--- Start of Records shown ---
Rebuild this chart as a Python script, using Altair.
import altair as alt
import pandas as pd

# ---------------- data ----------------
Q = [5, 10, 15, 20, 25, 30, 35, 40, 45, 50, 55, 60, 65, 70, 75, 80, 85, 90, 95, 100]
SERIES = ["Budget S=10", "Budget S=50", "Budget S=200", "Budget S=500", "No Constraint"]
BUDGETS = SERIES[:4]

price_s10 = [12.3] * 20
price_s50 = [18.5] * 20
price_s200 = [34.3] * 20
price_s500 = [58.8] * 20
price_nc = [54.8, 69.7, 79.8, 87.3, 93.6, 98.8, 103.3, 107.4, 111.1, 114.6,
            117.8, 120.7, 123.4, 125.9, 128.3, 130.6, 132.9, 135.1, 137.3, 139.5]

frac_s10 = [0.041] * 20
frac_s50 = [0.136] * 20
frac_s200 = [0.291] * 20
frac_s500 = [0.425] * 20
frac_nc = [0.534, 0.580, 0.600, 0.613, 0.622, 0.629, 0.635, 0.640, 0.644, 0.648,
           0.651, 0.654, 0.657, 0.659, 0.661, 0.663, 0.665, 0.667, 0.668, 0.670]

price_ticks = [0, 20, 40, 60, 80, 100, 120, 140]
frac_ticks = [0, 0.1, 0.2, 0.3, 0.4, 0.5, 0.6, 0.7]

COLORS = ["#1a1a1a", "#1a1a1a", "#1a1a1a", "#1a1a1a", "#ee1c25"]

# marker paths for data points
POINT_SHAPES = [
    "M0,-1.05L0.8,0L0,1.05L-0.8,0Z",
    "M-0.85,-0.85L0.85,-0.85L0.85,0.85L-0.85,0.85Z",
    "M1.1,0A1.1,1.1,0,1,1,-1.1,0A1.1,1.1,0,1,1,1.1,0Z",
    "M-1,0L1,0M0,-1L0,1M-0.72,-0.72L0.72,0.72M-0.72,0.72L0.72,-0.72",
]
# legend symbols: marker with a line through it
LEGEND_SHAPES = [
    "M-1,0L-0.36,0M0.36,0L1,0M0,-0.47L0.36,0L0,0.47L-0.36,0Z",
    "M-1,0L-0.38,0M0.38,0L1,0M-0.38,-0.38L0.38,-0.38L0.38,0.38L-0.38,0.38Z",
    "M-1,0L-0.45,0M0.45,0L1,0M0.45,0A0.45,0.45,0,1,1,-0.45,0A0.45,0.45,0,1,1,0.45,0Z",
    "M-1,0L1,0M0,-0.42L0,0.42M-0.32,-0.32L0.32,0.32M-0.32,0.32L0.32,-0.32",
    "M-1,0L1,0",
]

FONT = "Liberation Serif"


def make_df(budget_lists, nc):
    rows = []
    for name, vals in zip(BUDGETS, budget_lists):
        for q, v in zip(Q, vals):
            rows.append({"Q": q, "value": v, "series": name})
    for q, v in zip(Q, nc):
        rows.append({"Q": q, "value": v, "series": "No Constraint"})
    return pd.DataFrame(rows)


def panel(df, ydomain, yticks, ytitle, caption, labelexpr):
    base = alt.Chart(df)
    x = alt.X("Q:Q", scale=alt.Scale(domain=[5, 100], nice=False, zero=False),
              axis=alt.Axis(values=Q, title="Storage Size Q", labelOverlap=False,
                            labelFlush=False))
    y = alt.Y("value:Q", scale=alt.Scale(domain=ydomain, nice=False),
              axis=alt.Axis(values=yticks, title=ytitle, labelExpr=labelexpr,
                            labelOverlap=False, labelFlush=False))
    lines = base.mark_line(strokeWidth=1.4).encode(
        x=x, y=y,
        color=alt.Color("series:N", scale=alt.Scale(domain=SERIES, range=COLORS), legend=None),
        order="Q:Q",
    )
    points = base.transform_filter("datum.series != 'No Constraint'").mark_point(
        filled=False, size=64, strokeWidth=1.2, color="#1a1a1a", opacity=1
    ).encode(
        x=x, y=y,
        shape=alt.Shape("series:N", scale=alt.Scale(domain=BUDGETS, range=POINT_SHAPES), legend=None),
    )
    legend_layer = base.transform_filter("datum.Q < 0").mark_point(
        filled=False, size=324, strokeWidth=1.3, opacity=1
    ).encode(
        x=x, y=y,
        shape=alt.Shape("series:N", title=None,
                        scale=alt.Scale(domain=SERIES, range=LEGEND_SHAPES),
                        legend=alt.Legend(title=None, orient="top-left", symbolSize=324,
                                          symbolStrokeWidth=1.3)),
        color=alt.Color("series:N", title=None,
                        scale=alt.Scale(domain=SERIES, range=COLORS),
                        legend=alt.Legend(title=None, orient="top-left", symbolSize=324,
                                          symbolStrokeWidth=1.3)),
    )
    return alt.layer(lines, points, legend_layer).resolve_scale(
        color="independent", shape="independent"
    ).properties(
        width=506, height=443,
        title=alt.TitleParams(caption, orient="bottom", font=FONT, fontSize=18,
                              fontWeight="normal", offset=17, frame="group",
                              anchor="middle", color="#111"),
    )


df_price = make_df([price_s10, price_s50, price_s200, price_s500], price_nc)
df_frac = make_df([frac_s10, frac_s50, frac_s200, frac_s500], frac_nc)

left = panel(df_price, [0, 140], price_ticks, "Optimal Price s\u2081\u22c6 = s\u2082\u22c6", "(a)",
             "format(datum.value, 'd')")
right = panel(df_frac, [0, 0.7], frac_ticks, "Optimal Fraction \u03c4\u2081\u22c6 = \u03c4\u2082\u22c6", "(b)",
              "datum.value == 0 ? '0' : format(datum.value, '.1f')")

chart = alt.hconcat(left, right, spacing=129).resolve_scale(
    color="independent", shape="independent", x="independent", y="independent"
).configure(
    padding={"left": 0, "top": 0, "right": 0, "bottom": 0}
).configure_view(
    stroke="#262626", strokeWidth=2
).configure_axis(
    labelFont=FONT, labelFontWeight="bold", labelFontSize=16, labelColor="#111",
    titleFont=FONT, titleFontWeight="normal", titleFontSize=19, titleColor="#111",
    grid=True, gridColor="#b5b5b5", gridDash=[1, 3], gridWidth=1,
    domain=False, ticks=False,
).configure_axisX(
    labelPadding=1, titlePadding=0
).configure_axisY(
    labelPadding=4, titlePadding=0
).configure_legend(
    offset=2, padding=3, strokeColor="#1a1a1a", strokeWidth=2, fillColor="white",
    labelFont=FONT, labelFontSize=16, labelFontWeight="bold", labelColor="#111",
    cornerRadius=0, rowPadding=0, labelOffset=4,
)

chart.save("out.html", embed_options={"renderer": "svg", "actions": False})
--- End of Records shown ---
--- Start of Records shown ---
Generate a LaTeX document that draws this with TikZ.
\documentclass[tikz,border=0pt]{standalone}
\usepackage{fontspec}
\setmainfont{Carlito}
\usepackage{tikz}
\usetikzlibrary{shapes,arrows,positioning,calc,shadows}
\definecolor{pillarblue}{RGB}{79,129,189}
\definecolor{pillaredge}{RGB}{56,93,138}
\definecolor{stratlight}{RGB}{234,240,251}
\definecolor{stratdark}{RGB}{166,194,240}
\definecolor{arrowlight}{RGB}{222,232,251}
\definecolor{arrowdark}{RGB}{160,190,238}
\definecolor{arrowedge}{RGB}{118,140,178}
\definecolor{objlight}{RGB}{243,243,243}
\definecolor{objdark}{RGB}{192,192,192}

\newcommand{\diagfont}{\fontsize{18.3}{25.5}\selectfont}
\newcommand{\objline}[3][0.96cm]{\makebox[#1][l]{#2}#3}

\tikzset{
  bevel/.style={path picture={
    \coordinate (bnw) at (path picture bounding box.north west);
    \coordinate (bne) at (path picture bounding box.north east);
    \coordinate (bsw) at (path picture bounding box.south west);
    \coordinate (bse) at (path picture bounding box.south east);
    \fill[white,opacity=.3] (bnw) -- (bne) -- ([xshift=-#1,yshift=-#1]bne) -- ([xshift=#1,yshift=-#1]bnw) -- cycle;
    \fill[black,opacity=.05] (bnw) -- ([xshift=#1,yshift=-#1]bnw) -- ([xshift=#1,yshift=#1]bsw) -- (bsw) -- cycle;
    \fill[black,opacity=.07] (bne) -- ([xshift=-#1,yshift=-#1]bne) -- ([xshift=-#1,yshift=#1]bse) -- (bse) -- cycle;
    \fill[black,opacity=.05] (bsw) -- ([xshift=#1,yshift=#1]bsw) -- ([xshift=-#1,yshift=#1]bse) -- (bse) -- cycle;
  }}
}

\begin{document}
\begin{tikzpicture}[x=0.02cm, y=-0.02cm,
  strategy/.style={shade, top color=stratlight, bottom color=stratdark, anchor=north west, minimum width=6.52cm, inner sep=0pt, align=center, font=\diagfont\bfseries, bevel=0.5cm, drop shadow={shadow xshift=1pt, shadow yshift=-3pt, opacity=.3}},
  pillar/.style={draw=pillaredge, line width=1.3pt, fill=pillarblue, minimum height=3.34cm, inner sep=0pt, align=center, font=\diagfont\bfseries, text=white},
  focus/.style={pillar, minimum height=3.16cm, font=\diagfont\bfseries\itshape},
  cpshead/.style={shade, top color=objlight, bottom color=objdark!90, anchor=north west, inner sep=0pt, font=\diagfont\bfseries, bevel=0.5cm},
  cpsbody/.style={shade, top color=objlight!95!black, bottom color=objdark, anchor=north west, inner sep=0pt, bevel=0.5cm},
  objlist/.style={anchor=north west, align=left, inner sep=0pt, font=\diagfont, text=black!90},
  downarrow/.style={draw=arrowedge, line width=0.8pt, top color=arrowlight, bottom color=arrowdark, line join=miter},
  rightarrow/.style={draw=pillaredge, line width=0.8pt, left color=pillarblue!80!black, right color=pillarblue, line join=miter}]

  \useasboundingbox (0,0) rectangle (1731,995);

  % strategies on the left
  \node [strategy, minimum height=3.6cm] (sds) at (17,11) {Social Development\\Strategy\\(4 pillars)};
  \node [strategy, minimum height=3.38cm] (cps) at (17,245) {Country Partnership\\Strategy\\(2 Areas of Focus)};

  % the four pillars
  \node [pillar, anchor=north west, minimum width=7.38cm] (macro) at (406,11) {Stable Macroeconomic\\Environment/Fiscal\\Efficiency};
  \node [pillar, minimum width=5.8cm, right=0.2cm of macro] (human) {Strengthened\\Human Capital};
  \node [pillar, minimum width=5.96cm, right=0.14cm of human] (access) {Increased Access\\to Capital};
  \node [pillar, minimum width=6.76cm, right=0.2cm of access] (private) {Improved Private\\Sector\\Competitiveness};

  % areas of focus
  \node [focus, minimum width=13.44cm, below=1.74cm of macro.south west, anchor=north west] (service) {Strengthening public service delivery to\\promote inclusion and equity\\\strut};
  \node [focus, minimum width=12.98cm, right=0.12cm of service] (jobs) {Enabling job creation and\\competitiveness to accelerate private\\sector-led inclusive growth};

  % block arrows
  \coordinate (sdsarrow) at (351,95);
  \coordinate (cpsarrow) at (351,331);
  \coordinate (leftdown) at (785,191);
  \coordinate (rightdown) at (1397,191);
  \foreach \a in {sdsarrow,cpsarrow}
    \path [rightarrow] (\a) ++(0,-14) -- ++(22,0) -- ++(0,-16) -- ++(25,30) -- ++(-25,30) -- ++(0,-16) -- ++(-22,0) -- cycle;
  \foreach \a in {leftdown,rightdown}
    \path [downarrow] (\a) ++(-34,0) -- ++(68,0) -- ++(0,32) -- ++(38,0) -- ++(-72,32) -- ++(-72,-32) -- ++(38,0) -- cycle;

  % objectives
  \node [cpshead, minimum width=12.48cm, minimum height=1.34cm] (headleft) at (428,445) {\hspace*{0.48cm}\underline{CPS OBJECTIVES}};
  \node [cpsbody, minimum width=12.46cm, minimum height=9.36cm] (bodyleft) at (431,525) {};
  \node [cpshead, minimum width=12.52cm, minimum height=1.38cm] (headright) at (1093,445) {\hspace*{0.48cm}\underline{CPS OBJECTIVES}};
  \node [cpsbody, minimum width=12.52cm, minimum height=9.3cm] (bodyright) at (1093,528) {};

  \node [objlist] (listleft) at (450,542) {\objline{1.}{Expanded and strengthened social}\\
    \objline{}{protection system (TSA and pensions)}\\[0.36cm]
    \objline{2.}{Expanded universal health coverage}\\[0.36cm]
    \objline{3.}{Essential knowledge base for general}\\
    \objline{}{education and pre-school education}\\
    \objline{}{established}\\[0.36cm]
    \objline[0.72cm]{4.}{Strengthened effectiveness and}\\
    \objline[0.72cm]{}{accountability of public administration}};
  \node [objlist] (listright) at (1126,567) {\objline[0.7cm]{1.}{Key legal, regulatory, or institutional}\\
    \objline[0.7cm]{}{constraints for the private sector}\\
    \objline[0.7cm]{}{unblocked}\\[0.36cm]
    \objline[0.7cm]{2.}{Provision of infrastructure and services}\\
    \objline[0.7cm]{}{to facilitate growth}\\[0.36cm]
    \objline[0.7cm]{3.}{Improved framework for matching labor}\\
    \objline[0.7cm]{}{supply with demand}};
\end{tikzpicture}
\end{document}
--- End of Records shown ---
*What is needed*
Beginning with the line that contains "Rebuild this chart" and ending with the line that contains "BUDGETS = SERIES[:4]", repeat exactly those lines and no others.

*Complete response*
Rebuild this chart as a Python script, using Altair.
import altair as alt
import pandas as pd

# ---------------- data ----------------
Q = [5, 10, 15, 20, 25, 30, 35, 40, 45, 50, 55, 60, 65, 70, 75, 80, 85, 90, 95, 100]
SERIES = ["Budget S=10", "Budget S=50", "Budget S=200", "Budget S=500", "No Constraint"]
BUDGETS = SERIES[:4]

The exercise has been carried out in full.